EXERCISE PROMPT
The data below holds a line containing "Emit a web page" and a line containing "80, 90, 100];"; please quote exactly those two lines and every line between them, and nothing else.

PROVIDED RECORDS
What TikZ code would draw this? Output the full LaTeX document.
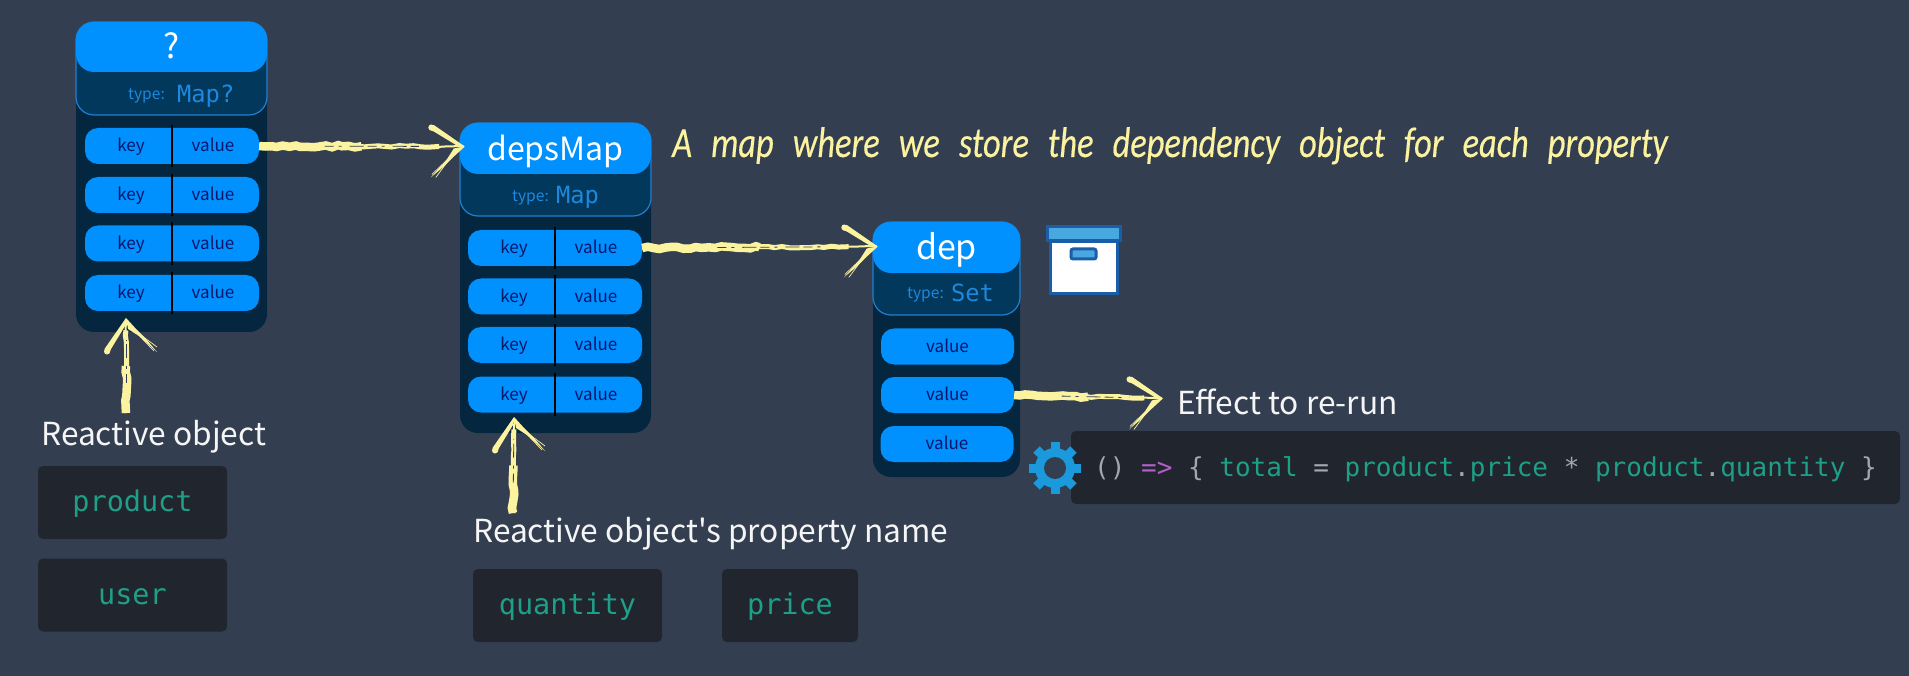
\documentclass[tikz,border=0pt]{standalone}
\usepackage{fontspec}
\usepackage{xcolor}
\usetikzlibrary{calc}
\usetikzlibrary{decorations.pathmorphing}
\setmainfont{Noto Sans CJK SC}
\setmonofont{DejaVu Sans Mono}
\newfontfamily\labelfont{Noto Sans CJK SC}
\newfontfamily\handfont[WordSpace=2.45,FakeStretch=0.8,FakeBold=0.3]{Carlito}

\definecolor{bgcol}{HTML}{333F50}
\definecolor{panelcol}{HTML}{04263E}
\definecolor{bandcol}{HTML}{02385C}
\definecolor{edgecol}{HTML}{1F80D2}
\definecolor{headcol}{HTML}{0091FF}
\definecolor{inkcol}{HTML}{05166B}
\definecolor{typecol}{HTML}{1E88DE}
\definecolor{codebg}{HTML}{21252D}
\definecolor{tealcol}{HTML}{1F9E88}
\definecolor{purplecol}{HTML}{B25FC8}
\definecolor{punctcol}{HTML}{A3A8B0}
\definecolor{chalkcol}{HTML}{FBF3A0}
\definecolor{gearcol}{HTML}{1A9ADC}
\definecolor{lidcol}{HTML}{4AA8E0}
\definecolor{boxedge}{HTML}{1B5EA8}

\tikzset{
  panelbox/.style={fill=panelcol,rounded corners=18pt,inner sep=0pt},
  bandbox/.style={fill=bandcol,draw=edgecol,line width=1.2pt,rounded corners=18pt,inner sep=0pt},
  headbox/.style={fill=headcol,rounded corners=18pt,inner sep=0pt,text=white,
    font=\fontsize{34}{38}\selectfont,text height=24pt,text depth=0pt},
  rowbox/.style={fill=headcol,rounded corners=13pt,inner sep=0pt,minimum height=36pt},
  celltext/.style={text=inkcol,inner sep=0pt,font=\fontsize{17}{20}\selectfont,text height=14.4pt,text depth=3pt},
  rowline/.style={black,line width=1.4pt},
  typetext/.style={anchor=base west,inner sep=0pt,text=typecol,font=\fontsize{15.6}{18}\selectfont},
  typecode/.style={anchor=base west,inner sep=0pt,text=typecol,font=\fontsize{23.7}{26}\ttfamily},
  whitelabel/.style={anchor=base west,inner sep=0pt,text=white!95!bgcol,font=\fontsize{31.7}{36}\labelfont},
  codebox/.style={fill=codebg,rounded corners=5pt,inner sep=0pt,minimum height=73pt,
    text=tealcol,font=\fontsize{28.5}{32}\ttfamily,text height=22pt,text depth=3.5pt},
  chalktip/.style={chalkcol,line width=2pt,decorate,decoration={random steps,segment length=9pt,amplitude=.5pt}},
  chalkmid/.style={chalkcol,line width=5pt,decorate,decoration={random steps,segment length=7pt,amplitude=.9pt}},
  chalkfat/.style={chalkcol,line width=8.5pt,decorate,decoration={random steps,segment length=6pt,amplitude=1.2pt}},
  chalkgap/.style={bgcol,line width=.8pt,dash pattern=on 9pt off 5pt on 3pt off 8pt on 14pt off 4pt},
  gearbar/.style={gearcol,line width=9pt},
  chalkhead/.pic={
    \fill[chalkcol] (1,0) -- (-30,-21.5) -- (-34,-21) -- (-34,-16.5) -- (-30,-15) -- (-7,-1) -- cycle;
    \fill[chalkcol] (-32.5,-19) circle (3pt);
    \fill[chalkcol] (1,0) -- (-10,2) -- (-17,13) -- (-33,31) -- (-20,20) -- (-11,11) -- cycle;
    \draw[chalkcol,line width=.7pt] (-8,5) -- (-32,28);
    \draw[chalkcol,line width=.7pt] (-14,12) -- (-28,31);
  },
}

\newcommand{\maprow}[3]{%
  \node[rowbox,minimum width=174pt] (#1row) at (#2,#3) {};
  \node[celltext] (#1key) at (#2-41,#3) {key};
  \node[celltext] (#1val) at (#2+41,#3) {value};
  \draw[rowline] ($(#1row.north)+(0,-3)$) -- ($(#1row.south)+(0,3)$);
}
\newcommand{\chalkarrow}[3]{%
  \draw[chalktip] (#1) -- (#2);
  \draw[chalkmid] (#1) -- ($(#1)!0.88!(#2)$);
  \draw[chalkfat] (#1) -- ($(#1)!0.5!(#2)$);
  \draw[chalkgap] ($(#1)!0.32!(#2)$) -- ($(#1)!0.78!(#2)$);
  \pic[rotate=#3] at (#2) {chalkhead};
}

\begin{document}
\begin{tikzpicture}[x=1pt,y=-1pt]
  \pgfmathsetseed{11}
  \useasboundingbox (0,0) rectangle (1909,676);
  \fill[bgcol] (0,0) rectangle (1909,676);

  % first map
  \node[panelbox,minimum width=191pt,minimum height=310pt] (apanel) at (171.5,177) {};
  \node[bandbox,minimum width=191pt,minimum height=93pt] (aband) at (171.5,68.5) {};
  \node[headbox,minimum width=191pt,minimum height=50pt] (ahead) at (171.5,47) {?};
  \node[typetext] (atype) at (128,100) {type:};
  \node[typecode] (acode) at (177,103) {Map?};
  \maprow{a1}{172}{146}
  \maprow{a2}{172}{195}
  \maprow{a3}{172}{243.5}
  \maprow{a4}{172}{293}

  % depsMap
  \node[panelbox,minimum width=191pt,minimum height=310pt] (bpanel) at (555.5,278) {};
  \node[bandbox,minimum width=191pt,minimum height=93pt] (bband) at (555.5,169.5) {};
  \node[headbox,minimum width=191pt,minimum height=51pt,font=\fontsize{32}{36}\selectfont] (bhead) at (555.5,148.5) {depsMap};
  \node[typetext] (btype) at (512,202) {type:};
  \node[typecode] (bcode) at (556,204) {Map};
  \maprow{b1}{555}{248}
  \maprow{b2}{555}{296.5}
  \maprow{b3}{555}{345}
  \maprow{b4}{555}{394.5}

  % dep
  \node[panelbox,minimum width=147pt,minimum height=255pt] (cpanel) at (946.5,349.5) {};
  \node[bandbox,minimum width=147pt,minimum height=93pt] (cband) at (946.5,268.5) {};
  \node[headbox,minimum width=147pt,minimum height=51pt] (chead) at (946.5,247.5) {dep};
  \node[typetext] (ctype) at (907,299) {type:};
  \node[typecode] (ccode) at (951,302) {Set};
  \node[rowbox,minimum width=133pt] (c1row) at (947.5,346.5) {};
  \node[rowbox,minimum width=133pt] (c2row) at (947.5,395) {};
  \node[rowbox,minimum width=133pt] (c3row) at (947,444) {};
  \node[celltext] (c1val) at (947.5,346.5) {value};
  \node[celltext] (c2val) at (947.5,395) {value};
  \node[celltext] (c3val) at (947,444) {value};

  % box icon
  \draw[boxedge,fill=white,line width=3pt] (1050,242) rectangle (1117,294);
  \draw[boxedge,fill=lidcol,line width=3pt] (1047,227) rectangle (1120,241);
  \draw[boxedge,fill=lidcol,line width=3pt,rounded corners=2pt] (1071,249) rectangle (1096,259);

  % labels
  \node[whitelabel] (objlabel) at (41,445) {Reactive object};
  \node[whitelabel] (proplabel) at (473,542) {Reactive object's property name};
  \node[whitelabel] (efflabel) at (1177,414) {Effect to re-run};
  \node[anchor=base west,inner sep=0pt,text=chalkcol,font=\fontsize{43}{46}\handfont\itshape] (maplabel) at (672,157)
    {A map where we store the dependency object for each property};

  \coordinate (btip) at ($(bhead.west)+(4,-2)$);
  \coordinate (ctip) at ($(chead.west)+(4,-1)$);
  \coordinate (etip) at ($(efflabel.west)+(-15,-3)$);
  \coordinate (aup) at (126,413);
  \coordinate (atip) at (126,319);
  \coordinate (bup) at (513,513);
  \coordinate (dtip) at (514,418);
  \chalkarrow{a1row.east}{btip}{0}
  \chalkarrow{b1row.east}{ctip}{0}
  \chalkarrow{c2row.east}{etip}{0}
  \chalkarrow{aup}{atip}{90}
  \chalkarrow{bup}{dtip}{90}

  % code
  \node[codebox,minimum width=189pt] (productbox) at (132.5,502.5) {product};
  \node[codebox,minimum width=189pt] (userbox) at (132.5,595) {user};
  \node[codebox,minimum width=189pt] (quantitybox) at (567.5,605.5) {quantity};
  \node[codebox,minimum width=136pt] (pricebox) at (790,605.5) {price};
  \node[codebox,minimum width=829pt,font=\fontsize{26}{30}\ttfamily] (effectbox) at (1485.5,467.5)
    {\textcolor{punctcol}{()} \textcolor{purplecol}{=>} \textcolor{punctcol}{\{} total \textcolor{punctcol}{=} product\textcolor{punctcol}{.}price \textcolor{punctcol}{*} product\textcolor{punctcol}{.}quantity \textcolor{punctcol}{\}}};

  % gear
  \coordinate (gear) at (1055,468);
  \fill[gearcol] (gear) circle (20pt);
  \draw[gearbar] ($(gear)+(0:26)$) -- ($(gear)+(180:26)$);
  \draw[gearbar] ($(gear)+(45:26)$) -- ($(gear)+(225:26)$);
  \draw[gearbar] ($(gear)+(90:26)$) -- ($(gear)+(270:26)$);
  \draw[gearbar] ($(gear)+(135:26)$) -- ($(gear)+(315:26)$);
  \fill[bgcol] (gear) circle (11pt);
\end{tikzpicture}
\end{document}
* * *
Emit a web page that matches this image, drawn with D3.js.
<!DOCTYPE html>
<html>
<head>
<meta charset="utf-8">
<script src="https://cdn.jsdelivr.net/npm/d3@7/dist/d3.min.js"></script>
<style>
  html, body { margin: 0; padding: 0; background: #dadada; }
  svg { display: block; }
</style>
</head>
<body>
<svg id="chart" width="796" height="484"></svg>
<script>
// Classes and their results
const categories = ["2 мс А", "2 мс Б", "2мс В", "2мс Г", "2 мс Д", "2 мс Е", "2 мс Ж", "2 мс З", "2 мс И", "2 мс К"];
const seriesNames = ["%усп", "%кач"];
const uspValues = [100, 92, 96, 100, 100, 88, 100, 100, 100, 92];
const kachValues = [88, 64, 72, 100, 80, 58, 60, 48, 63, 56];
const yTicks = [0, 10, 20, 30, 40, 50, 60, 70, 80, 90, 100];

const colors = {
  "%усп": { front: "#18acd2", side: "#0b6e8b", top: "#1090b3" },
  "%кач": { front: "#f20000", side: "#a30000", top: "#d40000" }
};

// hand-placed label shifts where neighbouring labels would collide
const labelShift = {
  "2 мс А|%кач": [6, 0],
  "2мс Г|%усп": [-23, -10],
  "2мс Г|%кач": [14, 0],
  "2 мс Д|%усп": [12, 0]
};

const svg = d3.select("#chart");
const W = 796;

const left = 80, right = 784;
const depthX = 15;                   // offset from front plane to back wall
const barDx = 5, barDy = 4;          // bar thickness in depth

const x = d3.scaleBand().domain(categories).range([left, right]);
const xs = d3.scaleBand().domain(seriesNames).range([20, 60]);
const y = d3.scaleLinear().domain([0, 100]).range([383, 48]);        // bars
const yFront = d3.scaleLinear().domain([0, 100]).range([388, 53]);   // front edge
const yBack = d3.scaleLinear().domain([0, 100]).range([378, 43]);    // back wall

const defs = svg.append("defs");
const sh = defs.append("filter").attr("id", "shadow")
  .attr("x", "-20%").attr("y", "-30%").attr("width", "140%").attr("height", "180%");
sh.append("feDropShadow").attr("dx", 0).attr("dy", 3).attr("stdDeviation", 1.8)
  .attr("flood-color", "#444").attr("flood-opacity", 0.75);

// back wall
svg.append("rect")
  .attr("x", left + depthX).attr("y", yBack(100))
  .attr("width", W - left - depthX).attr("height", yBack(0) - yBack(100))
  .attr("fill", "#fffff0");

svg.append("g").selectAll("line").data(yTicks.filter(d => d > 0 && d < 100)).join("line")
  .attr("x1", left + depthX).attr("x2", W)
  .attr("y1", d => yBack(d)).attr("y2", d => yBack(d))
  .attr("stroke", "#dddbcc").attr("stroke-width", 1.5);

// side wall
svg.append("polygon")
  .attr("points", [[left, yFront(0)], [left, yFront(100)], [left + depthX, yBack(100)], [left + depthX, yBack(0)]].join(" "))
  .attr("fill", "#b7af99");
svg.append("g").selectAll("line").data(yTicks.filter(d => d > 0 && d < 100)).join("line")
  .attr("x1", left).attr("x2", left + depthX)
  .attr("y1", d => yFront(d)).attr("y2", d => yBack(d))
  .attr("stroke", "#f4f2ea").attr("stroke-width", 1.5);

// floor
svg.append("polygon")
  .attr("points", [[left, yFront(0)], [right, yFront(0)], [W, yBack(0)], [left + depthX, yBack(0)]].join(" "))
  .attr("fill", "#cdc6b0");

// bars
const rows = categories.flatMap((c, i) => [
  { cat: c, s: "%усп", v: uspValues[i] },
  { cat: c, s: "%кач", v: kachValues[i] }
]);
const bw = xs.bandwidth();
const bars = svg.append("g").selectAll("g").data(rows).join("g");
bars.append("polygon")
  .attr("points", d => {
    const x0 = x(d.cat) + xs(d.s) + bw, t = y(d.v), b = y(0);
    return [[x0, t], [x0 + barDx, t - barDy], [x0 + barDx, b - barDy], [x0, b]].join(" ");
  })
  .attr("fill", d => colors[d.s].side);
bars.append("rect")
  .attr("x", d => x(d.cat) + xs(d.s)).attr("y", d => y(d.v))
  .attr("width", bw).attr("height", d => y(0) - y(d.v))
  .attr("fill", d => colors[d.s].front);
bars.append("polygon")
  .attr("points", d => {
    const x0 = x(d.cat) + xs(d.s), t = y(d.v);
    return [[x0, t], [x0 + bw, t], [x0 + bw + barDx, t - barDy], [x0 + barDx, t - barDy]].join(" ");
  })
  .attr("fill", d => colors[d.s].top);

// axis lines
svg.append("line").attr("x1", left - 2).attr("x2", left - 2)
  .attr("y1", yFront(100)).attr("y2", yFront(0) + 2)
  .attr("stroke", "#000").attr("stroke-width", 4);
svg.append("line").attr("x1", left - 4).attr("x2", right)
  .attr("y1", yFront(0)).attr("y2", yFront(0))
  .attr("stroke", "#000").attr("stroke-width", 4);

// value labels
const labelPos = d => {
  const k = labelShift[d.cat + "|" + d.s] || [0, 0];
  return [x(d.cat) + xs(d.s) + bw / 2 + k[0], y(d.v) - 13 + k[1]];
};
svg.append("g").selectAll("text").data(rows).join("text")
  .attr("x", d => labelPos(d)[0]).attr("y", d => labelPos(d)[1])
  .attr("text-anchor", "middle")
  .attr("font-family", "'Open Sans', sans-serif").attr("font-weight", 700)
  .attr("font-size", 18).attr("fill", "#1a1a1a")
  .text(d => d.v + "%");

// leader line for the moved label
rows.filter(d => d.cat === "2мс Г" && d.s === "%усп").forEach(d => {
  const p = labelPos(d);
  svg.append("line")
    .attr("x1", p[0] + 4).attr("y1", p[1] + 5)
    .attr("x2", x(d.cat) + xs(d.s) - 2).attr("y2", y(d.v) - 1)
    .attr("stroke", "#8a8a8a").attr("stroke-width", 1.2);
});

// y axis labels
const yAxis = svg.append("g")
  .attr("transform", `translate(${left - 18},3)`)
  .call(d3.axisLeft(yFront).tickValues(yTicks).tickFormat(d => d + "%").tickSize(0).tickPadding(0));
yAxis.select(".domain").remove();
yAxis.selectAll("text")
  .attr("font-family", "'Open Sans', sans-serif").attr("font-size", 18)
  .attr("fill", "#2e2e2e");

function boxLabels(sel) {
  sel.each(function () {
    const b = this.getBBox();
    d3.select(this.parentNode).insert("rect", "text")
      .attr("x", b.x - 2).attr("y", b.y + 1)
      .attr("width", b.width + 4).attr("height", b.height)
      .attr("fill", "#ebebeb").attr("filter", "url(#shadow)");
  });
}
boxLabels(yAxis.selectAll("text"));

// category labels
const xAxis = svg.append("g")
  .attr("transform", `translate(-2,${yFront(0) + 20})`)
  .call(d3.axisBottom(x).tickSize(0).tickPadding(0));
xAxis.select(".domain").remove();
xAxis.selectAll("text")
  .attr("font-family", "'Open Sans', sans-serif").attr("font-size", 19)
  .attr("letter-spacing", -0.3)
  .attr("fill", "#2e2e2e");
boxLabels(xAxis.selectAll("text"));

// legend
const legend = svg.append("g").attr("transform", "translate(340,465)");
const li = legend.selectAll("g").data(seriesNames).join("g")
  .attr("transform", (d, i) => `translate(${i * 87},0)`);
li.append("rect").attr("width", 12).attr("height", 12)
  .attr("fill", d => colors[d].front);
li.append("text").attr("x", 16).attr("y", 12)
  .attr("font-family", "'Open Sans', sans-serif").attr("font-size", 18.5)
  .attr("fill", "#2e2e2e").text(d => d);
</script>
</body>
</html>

TASK SOLUTION
Emit a web page that matches this image, drawn with D3.js.
<!DOCTYPE html>
<html>
<head>
<meta charset="utf-8">
<script src="https://cdn.jsdelivr.net/npm/d3@7/dist/d3.min.js"></script>
<style>
  html, body { margin: 0; padding: 0; background: #dadada; }
  svg { display: block; }
</style>
</head>
<body>
<svg id="chart" width="796" height="484"></svg>
<script>
// Classes and their results
const categories = ["2 мс А", "2 мс Б", "2мс В", "2мс Г", "2 мс Д", "2 мс Е", "2 мс Ж", "2 мс З", "2 мс И", "2 мс К"];
const seriesNames = ["%усп", "%кач"];
const uspValues = [100, 92, 96, 100, 100, 88, 100, 100, 100, 92];
const kachValues = [88, 64, 72, 100, 80, 58, 60, 48, 63, 56];
const yTicks = [0, 10, 20, 30, 40, 50, 60, 70, 80, 90, 100];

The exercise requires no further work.